= U. C. Raman =

Indian politician

U. C. Raman (born 31 May 1965) is an Indian politician from Kerala. As of 2011 he was the state president of the Indian Union Dalit League, the Scheduled Caste wing of the Indian Union Muslim League.

Raman was fielded as an independent candidate by the Muslim League for the Kunnamangalam Niyama Sabha constituency in the 2001 Kerala assembly election. At the time Raman served as vice president of the Kunnamangalam Gram Panchayat. In the 2001 election Kunnamangalam had been designated as reserved for a member of a Scheduled Caste, preventing the Muslim League from fielding a Muslim candidate there. The election was hotly contested, and in particular the Bharatiya Janata Party invested a lot in its campaign there (bringing L.K. Advani to campaign for the BJP candidate). In the end U.C. Raman won the seat with a margin of 3,711 votes, defeating the CPI(M) candidate P. Kunhan.

U.C. Raman again won the Kunnamangalam seat in the 2006 election. Raman was the sole United Democratic Front candidate to be elected from Kozhikode district.
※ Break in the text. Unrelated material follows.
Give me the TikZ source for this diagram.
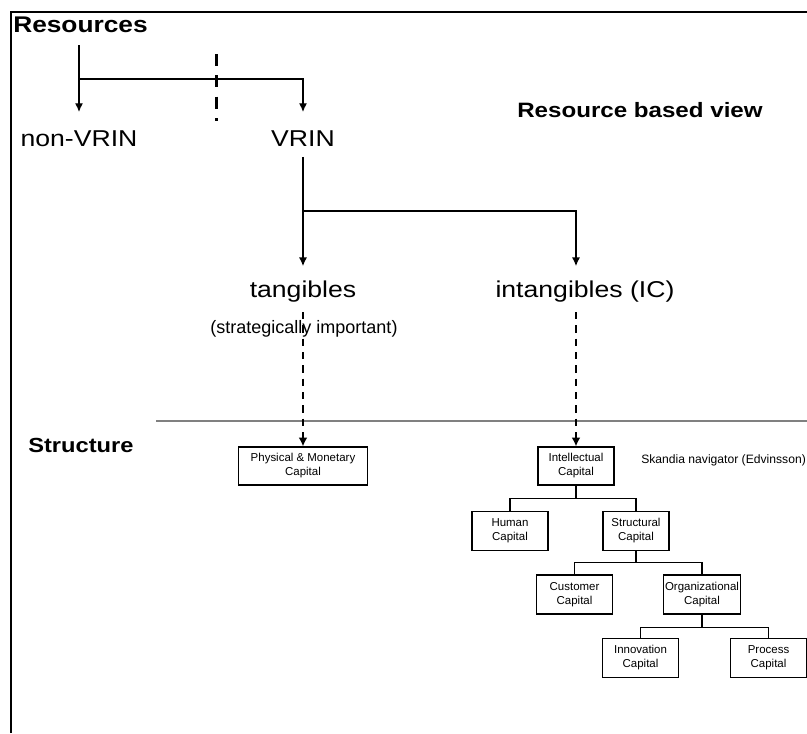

In August 2009, Raman was injured in a car accident and hospitalized.

Ahead of the 2011 election Kunnamangalam was converted into a general seat. The Muslim League decided to field U.C. Raman for a third time, breaking with the tradition to field Scheduled Caste leaders only in reserved seats. This was the first time the party fielded a Scheduled Caste candidate in a general seat. He was, however, defeated by the Left Democratic Front-supported independent candidate P.T.A. Rahim by a margin of 3,158 votes. U.C. Raman challenged the poll result, claiming that Rahim had held an office of profit at the time of the nomination. The Kerala High Court upheld the election of Rahim.

U.C. Raman was appointed chairman of the Kerala State Handloom Development Corporation (Hanveev) in December 2011. In February 2012 Raman was selected for the annual Dr. K.R. Narayanan National Foundation award, in honour of his contributions to the Scheduled Caste community.